- Born: Ezzelina Gwenhwyfar Williams 28 June 1921 Pontarddulais, Wales
- Died: 7 November 2012 (aged 91) Llanelli, Wales
- Other names: Gwen Jones
- Occupation: Sculptor
- Known for: Sculpture
- Spouse: Elias Llewelyn Jones
- Children: Two

= Ezzelina Jones =

Welsh artist and sculptor

Ezzelina Jones born Ezzelina Gwenhwyfar Williams aka Gwen Jones (28 June 1921 – 7 November 2012) was a Welsh artist and sculptor.

==Life==
Jones was born in Pontarddulais near Swansea. Her parents both had the last name of Williams, Godfrey Hugh Beddoe Williams and Elizabeth Mary Williams. They gave her the name of Ezzelina as one of her fathers co-workers had lost his daughter of that name a couple of years before she was born. However the name they used was Gwen or Gwenhwyfar. Her mother died when she was a child. She left the local school at fourteen and she worked locally and in London before she married a local man named Elias Llewelyn Jones. At nineteen she was bringing up a child alone as Elias was serving in Africa as a flight sergeant during the Second World War. After the war he worked in the local tin works as her father had also done, until his promotion took the family to Llanelli where they had a second child.

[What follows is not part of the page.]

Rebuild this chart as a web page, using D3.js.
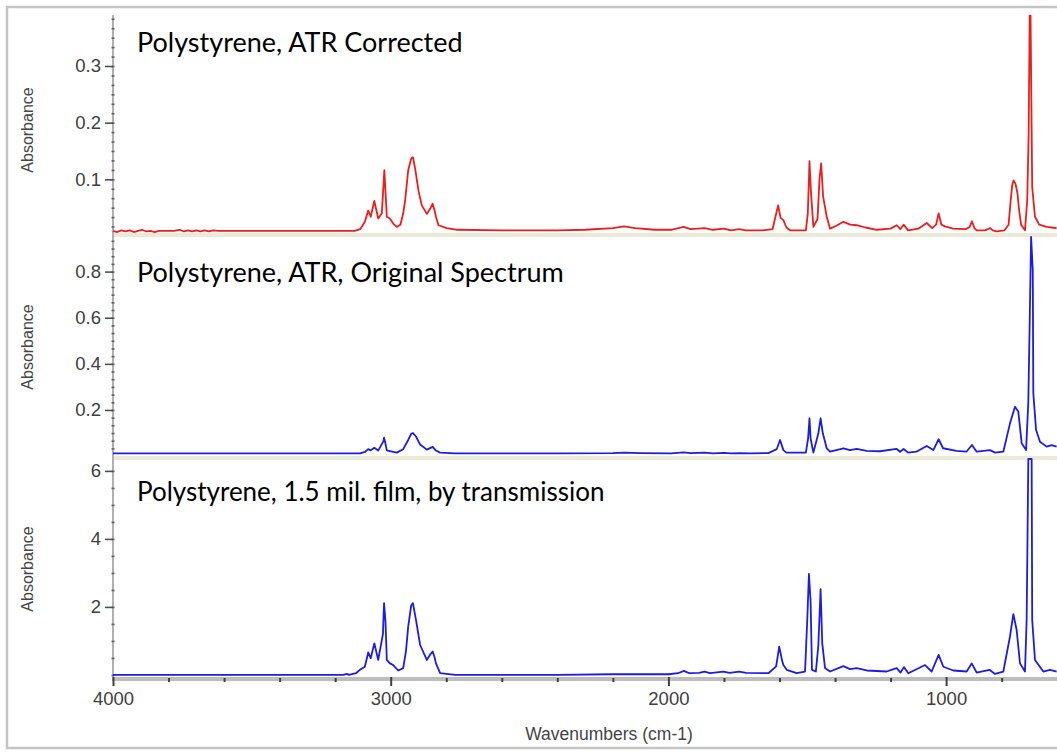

When she was about 45 she discovered wood carving and an evening course to learn more. Her interest went from wood to paint until a teacher spotted her ability with 3D work and she discovered clay as a medium. She went back to work for six months so she could have her own kiln and she turned down an offer of becoming a mature student so she could concentrate on sculpture. Things changed and she destroyed many of her paintings as she renamed herself Ezzelina and focussed on sculpture. Society too was changing and the tin works closed, but she would still use their workers as inspiration.

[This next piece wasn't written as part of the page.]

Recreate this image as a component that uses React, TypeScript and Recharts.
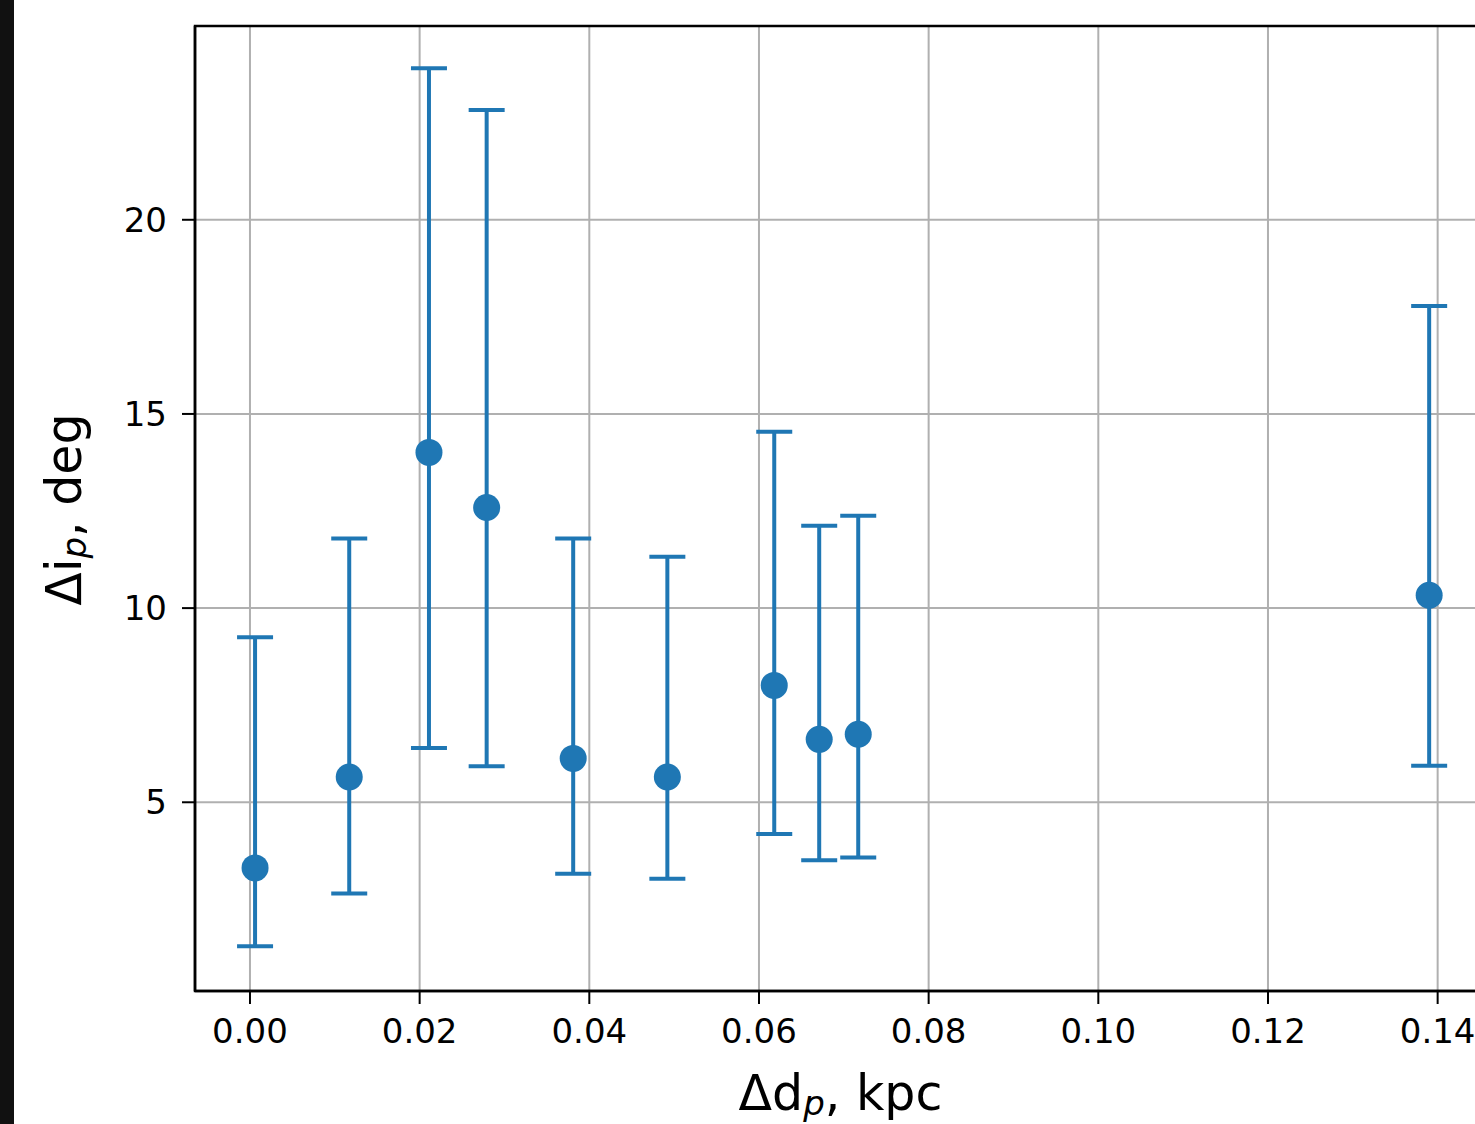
import React from 'react';
import { ComposedChart, Scatter, ErrorBar, XAxis, YAxis, CartesianGrid, ReferenceArea } from 'recharts';

// Δd_p (kpc) of each point
const distances = [0.0006, 0.0117, 0.0211, 0.0279, 0.0381, 0.0492, 0.0618, 0.0671, 0.0717, 0.139];
// Δi_p (deg) of each point
const inclinations = [3.31, 5.65, 14.01, 12.59, 6.13, 5.65, 8.01, 6.62, 6.75, 10.33];
// lower / upper ends of the error bars (deg)
const lowerBounds = [1.29, 2.65, 6.4, 5.93, 3.16, 3.03, 4.18, 3.51, 3.58, 5.94];
const upperBounds = [9.25, 11.79, 23.9, 22.83, 11.79, 11.32, 14.54, 12.12, 12.38, 17.78];

const xTicks = [0, 0.02, 0.04, 0.06, 0.08, 0.1, 0.12, 0.14];
const yTicks = [5, 10, 15, 20];
const xDomain: [number, number] = [-0.00648, 0.1457];
const yDomain: [number, number] = [0.14, 24.99];

const BLUE = '#1f77b4';
const FONT = 'DejaVu Sans';

const data = distances.map((d, i) => ({
  x: d,
  y: inclinations[i],
  err: [inclinations[i] - lowerBounds[i], upperBounds[i] - inclinations[i]],
}));

const XLabel = (props: any) => {
  const vb = props.viewBox || { x: 0, y: 0, width: 0, height: 0 };
  const cx = vb.x + vb.width / 2;
  const y = vb.y + 118.5;
  return (
    <text x={cx} y={y} textAnchor="middle" fontSize={49} fill="#000" fontFamily={FONT}>
      <tspan>Δd</tspan>
      <tspan fontStyle="italic" fontSize={34} dy={5}>p</tspan>
      <tspan dy={-5}>, kpc</tspan>
    </text>
  );
};

const YLabel = (props: any) => {
  const vb = props.viewBox || { x: 0, y: 0, width: 0, height: 0 };
  const x = vb.x + 81;
  const cy = vb.y + vb.height / 2 + 1;
  return (
    <text x={x} y={cy} transform={`rotate(-90, ${x}, ${cy})`} textAnchor="middle" fontSize={49} fill="#000" fontFamily={FONT}>
      <tspan>Δi</tspan>
      <tspan fontStyle="italic" fontSize={34} dy={5}>p</tspan>
      <tspan dy={-5}>, deg</tspan>
    </text>
  );
};

const Dot = (p: any) => <circle cx={p.cx} cy={p.cy} r={13.5} fill={BLUE} />;

export default function App() {
  return (
    <div style={{ position: 'fixed', left: 0, top: 0, width: 1475, height: 1124, overflow: 'hidden', background: '#fff' }}>
      <div style={{ position: 'absolute', left: 0, top: 0 }}>
        <ComposedChart width={1500} height={1124} data={data} margin={{ top: 26, right: 14, bottom: 0, left: 0 }}>
          <CartesianGrid stroke="#b0b0b0" strokeWidth={2} />
          <XAxis
            dataKey="x"
            type="number"
            domain={xDomain}
            allowDataOverflow
            ticks={xTicks}
            interval={0}
            tickFormatter={(v: number) => v.toFixed(2)}
            height={133}
            tickSize={13}
            tickMargin={15}
            tick={{ fontSize: 34, fill: '#000', fontFamily: FONT }}
            tickLine={{ stroke: '#000', strokeWidth: 2 }}
            axisLine={{ stroke: '#000', strokeWidth: 2.5 }}
            label={XLabel}
          />
          <YAxis
            dataKey="y"
            type="number"
            domain={yDomain}
            allowDataOverflow
            ticks={yTicks}
            interval={0}
            width={195}
            tickSize={13}
            tickMargin={15}
            tick={{ fontSize: 34, fill: '#000', fontFamily: FONT }}
            tickLine={{ stroke: '#000', strokeWidth: 2 }}
            axisLine={{ stroke: '#000', strokeWidth: 2.5 }}
            label={YLabel}
          />
          <ReferenceArea
            x1={xDomain[0]}
            x2={xDomain[1]}
            y1={yDomain[0]}
            y2={yDomain[1]}
            fill="none"
            fillOpacity={0}
            stroke="#000"
            strokeWidth={2.5}
            ifOverflow="visible"
          />
          <Scatter dataKey="y" fill={BLUE} shape={Dot} isAnimationActive={false}>
            <ErrorBar dataKey="err" direction="y" width={18} stroke={BLUE} strokeWidth={4} isAnimationActive={false} />
          </Scatter>
        </ComposedChart>
      </div>
      <div style={{ position: 'absolute', left: 0, top: 0, width: 14, height: 1124, background: '#111' }} />
    </div>
  );
}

She exhibited her work and in 1977 the Llanelli Art Society awarded her their Emlyn Roberts Award. In 1983 she completed a commission to create bronze bust of a collier for the Welsh Miners Museum in the Afan Valley. Her work was included in galleries in Bristol and Manchester.

In 1994 she had an exhibition at the arts museum, Cyfarthfa Castle, in Merthyr Tydfil and in the following year two others at Rhondda Heritage Park and at Saint David's Hall in Cardiff. She made a sculpture of an Onion Johnny like the ones she had remembered from her local market and seeing them selling onions on bicycles. She chose to model Marie le Goff and this was exhibited in a museum in Roscoff. Her last dedicated exhibition was in 1996 at the Glynn Vivian Museum in Swansea. She died in 2012 at Ty Mair Nursing Home in Llanelli.

In 2017 a talk was given at the National Library of Wales about Jones and Elizabeth Vera Bassett because they had both been born in Pontarddulais and established a wider reputation but they were not too valued in Wales.